Kyrgyzstan's Prime Minister Otorbayev tells parliament he resigns
Bishkek, KyrgyzstanApr 23, 2015 - 12:00 am GMT+3
Apr 23, 2015 12:00 am
Kyrgyzstan's Prime Minister resigned on Thursday following his government's inability to conclude a new deal with Canada's Centerra Gold for the country's biggest gold mine.
Jomart Otorbaev has come under heavy pressure from parliament in recent weeks as negotiations over the Centerra-operated Kumtor gold mine stalled.
Addressing the parliament, the 59-year-old former advisor at the European Bank of Reconstruction and Development said he expected his successor to be more "decisive".
"A lot of work was done, however, we were unable to finish many things," he said.
"In the current situation the government needs a shakeup in order to improve its future work."
He added that his decision would enable the ruling coalition to "choose a more decisive prime minister."
Otorbaev's government fell short of securing improved ownership terms for Kumtor, which accounted for 7.4 percent of gross domestic product last year.
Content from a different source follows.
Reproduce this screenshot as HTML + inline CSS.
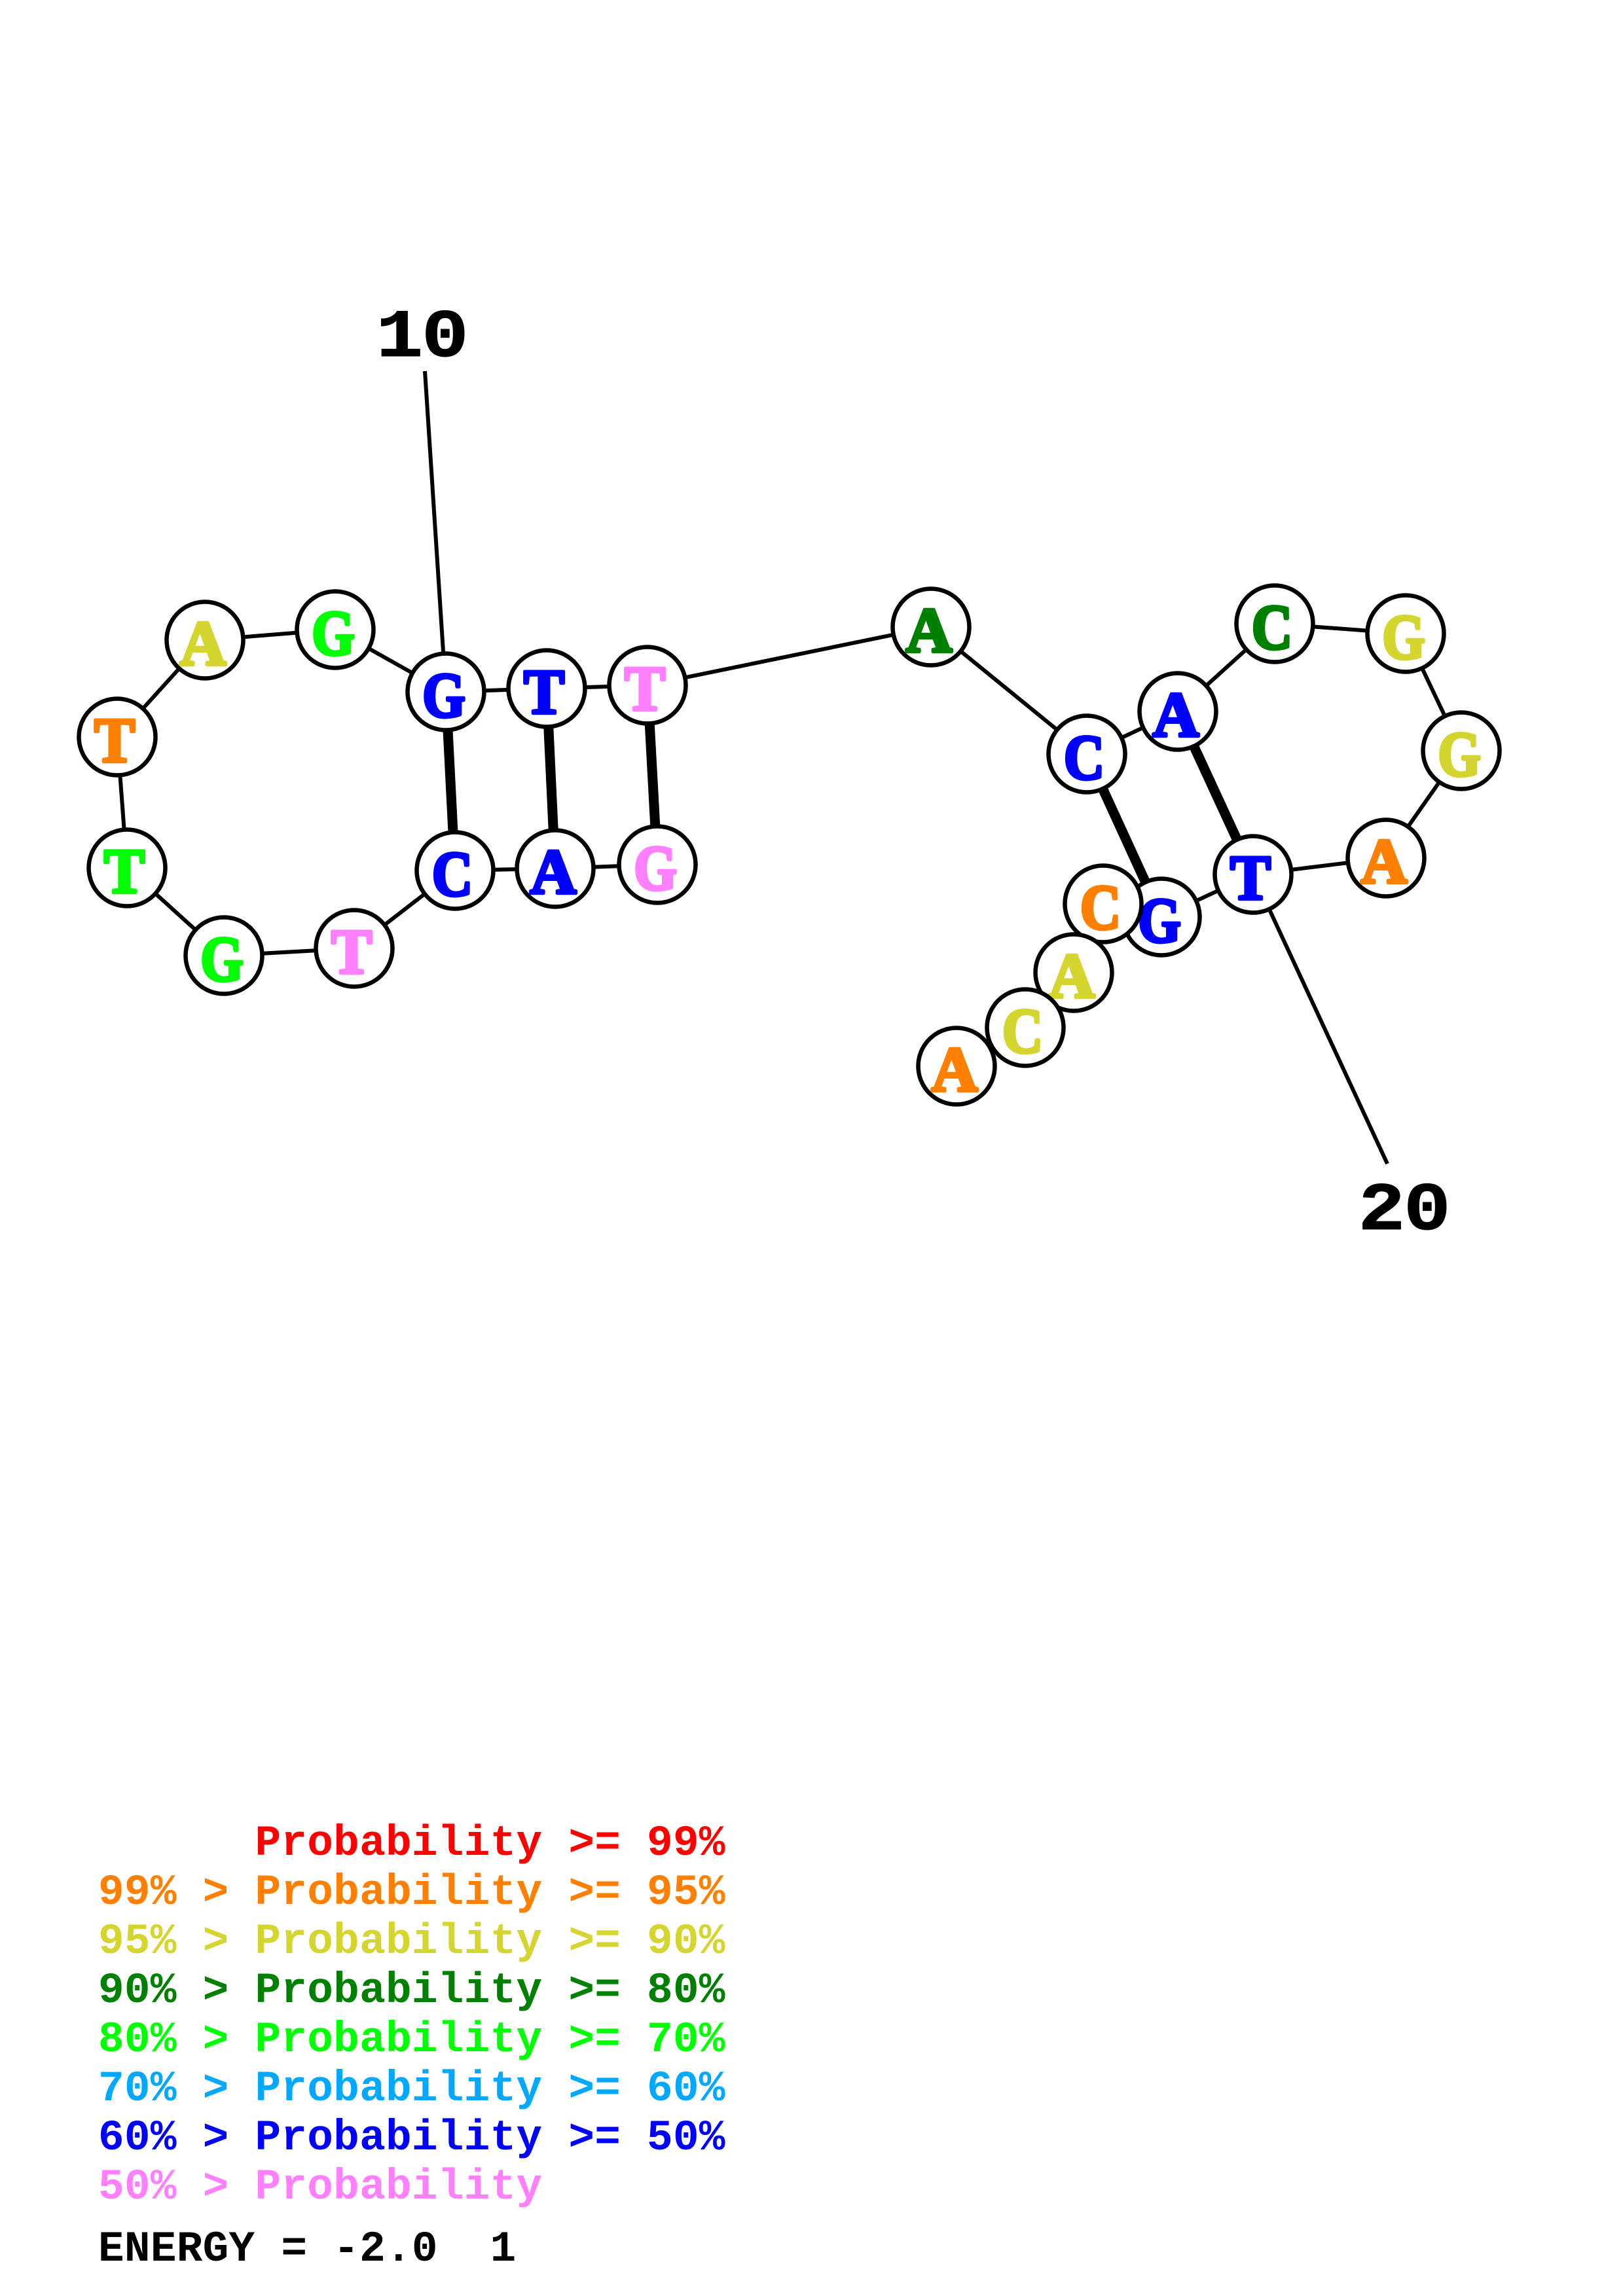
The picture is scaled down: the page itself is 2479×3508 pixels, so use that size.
<!DOCTYPE html>
<html>
<head>
<meta charset="utf-8">
<style>
html,body{margin:0;padding:0;background:#fff;width:2479px;height:3508px;overflow:hidden}
svg{display:block}
.b text{font-family:"Liberation Serif",serif;font-weight:bold;font-size:98px;text-anchor:middle;stroke-width:5px;stroke-linejoin:round;paint-order:stroke}
.A{transform:scaleX(1.0)}
.T{transform:scaleX(0.95)}
.G{transform:scaleX(0.86)}
.C{transform:scaleX(0.88)}
.n circle{fill:#fff;stroke:#000;stroke-width:6.5px}
.l text{font-family:"Liberation Mono",monospace;font-weight:bold;font-size:66px;letter-spacing:.3px;white-space:pre}
.lab{font-family:"Liberation Mono",monospace;font-weight:bold;font-size:104px;text-anchor:middle;letter-spacing:-2px;fill:#000;stroke:#000;stroke-width:1px}
</style>
</head>
<body>
<svg width="2479" height="3508" viewBox="0 0 2479 3508" xmlns="http://www.w3.org/2000/svg">
<g stroke="#000" stroke-width="6" fill="none">
<polyline points="681,1057 512,962 313,978 179,1126 194,1326 342,1460 541,1449 695,1330 848,1327 1004,1321"/>
<polyline points="681,1057 835,1052 989,1047 1422,958 1660,1152 1799,1087 1947,953 2147,968 2232,1147 2117,1311 1914,1336 1774,1401 1685,1381 1640,1486 1566,1570 1461,1629"/>
<line x1="649" y1="567" x2="681" y2="1057"/>
<line x1="2119" y1="1778" x2="1914" y2="1336"/>
</g>
<g stroke="#000" stroke-width="15" fill="none">
<line x1="681" y1="1057" x2="695" y2="1330"/>
<line x1="835" y1="1052" x2="848" y2="1327"/>
<line x1="989" y1="1047" x2="1004" y2="1321"/>
<line x1="1660" y1="1152" x2="1774" y2="1401"/>
<line x1="1799" y1="1087" x2="1914" y2="1336"/>
</g>
<g class="n b">
<circle cx="681" cy="1057" r="58.5"/><g transform="translate(678,1095)"><text class="G" fill="#0000ff" stroke="#0000ff">G</text></g>
<circle cx="512" cy="962" r="58.5"/><g transform="translate(509,1000)"><text class="G" fill="#00ff00" stroke="#00ff00">G</text></g>
<circle cx="313" cy="978" r="58.5"/><g transform="translate(310,1016)"><text class="A" fill="#d5d52f" stroke="#d5d52f">A</text></g>
<circle cx="179" cy="1126" r="58.5"/><g transform="translate(175,1164)"><text class="T" fill="#ff8000" stroke="#ff8000">T</text></g>
<circle cx="194" cy="1326" r="58.5"/><g transform="translate(190,1364)"><text class="T" fill="#00ff00" stroke="#00ff00">T</text></g>
<circle cx="342" cy="1460" r="58.5"/><g transform="translate(339,1498)"><text class="G" fill="#00ff00" stroke="#00ff00">G</text></g>
<circle cx="541" cy="1449" r="58.5"/><g transform="translate(537,1487)"><text class="T" fill="#ff80ff" stroke="#ff80ff">T</text></g>
<circle cx="695" cy="1330" r="58.5"/><g transform="translate(691,1368)"><text class="C" fill="#0000ff" stroke="#0000ff">C</text></g>
<circle cx="848" cy="1327" r="58.5"/><g transform="translate(845,1365)"><text class="A" fill="#0000ff" stroke="#0000ff">A</text></g>
<circle cx="1004" cy="1321" r="58.5"/><g transform="translate(1001,1359)"><text class="G" fill="#ff80ff" stroke="#ff80ff">G</text></g>
<circle cx="835" cy="1052" r="58.5"/><g transform="translate(831,1090)"><text class="T" fill="#0000ff" stroke="#0000ff">T</text></g>
<circle cx="989" cy="1047" r="58.5"/><g transform="translate(985,1085)"><text class="T" fill="#ff80ff" stroke="#ff80ff">T</text></g>
<circle cx="1422" cy="958" r="58.5"/><g transform="translate(1419,996)"><text class="A" fill="#008000" stroke="#008000">A</text></g>
<circle cx="1660" cy="1152" r="58.5"/><g transform="translate(1656,1190)"><text class="C" fill="#0000ff" stroke="#0000ff">C</text></g>
<circle cx="1799" cy="1087" r="58.5"/><g transform="translate(1796,1125)"><text class="A" fill="#0000ff" stroke="#0000ff">A</text></g>
<circle cx="1947" cy="953" r="58.5"/><g transform="translate(1943,991)"><text class="C" fill="#008000" stroke="#008000">C</text></g>
<circle cx="2147" cy="968" r="58.5"/><g transform="translate(2144,1006)"><text class="G" fill="#d5d52f" stroke="#d5d52f">G</text></g>
<circle cx="2232" cy="1147" r="58.5"/><g transform="translate(2229,1185)"><text class="G" fill="#d5d52f" stroke="#d5d52f">G</text></g>
<circle cx="2117" cy="1311" r="58.5"/><g transform="translate(2114,1349)"><text class="A" fill="#ff8000" stroke="#ff8000">A</text></g>
<circle cx="1914" cy="1336" r="58.5"/><g transform="translate(1910,1374)"><text class="T" fill="#0000ff" stroke="#0000ff">T</text></g>
<circle cx="1774" cy="1401" r="58.5"/><g transform="translate(1771,1439)"><text class="G" fill="#0000ff" stroke="#0000ff">G</text></g>
<circle cx="1685" cy="1381" r="58.5"/><g transform="translate(1681,1419)"><text class="C" fill="#ff8000" stroke="#ff8000">C</text></g>
<circle cx="1640" cy="1486" r="58.5"/><g transform="translate(1637,1524)"><text class="A" fill="#d5d52f" stroke="#d5d52f">A</text></g>
<circle cx="1566" cy="1570" r="58.5"/><g transform="translate(1562,1608)"><text class="C" fill="#d5d52f" stroke="#d5d52f">C</text></g>
<circle cx="1461" cy="1629" r="58.5"/><g transform="translate(1458,1667)"><text class="A" fill="#ff8000" stroke="#ff8000">A</text></g>
</g>
<g transform="translate(644,544) scale(1.15,1)"><text class="lab">10</text></g>
<g transform="translate(2144,1878) scale(1.15,1)"><text class="lab">20</text></g>
<g class="l">
<text x="150" y="2834" fill="#ff0000" xml:space="preserve">      Probability &gt;= 99%</text>
<text x="150" y="2909" fill="#ff8000" xml:space="preserve">99% &gt; Probability &gt;= 95%</text>
<text x="150" y="2984" fill="#d5d52f" xml:space="preserve">95% &gt; Probability &gt;= 90%</text>
<text x="150" y="3059" fill="#008000" xml:space="preserve">90% &gt; Probability &gt;= 80%</text>
<text x="150" y="3134" fill="#00ff00" xml:space="preserve">80% &gt; Probability &gt;= 70%</text>
<text x="150" y="3209" fill="#00a8ff" xml:space="preserve">70% &gt; Probability &gt;= 60%</text>
<text x="150" y="3284" fill="#0000ff" xml:space="preserve">60% &gt; Probability &gt;= 50%</text>
<text x="150" y="3359" fill="#ff80ff" xml:space="preserve">50% &gt; Probability</text>
<text x="150" y="3454" fill="#000000" xml:space="preserve">ENERGY = -2.0  1</text>
</g>
</svg>
</body>
</html>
Centerra has been bombarded by nationalisation threats from several lawmakers in recent years.
A country of almost six million people, Kyrgyzstan is the only of the five Central Asian states to host competitive elections and an independent multi-party legislature, but it has been plagued by political unrest and instability.
Otorbaev, who had served for a little over a year, was Kyrgyzstan's fourth head of government in as many years.
He left his post ahead of parliamentary elections likely to be hotly contested later in the year.
Otorbaev helped lead the government in negotiations on accession to the Eurasian Economic Union consisting of Armenia, Belarus, Kazakhstan and Russia, which is expected to go ahead next month.
One member of parliament, Jyldyzkan Joldosheva, began crying shortly after Otorbaev's announcement, asking how the country could "change prime ministers before such an important event?"
"This is a government, not some sort of firm. When are you going to think of the people?" she raged in the parliament.
Around a million Kyrgyz work as migrant labourers in Russia with remittances estimated to be worth up to a third of GDP.
The World Bank expects remittances to drop by up to a quarter this year, as the Russian economy toils under the weight of low oil prices and Western sanctions over Ukraine.